He built his career on public corruption cases, taking down criminals in Miami, New Orleans and DC. Now the man running the FBI’s Chicago bureau will tackle the city’s violent crime problem and oversee an area of the city he calls an unpredictable labyrinth. He spoke exclusively with NBC 5 in his first sit-down TV interview in Chicago.
His biggest challenge in his new home city?
“It’s multi-layered,” said Michael Anderson, FBI Special Agent in Charge.
One layer is getting Chicagoans to trust his agents, a feat complicated by a series of Chicago police shootings, including the fatal shooting of 17-year-old Laquan McDonald, that have come under scrutiny in recent months.
“It is a larger issue which could affect relationships between not just Chicago police department , but all federal law enforcement relationships with the community,” Anderson said, “and that spills over in our ability to investigate violent crimes and gang related activity.”

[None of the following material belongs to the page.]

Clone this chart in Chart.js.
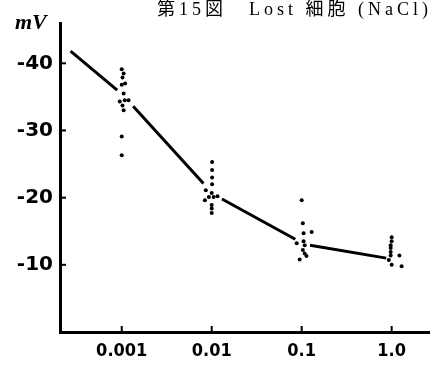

Another layer? O’Hare International Airport.
“I will say O’Hare Airport is an area that has its own ecosystem,” Anderson said. “It is a city in itself. It’s a labyrinth.”
And at O’Hare, law enforcement often has little or no warning of what’s coming, he said.
“It’s a challenge, and then when you talk about the threat of people traveling to Syria and coming back from Syria, where are they going to come through? They are going to come through O’Hare.”
Homegrown terrorists traveling through O’Hare has already happened – over and over.
“ISIS is the one area where we are most concerned,” he said.
Anderson’s approach is simple: stop them before they hurt anyone.
“If we can identify individuals and potentially intervene, not necessarily await for “kaboom” but intervene at the earliest stage possible to avoid them traveling, to avoid a homeland attack, that is always our goal.”
Surprisingly, it’s not always about making an arrest, he said, at least, when it comes to teens being recruited by ISIS.
“Prevention is our number one priority,” he said. “Disruption and dismantlement is a priority as well.”
Beyond violent crime, cybercrime is becoming more of an issue, including the recent threat of cyber-criminals hacking into personal or company systems and then demanding a ransom.
“Terrorism and foreign counter-intel and white-collar crime and public corruption have a stronger and stronger cyber nexus to it,” he said.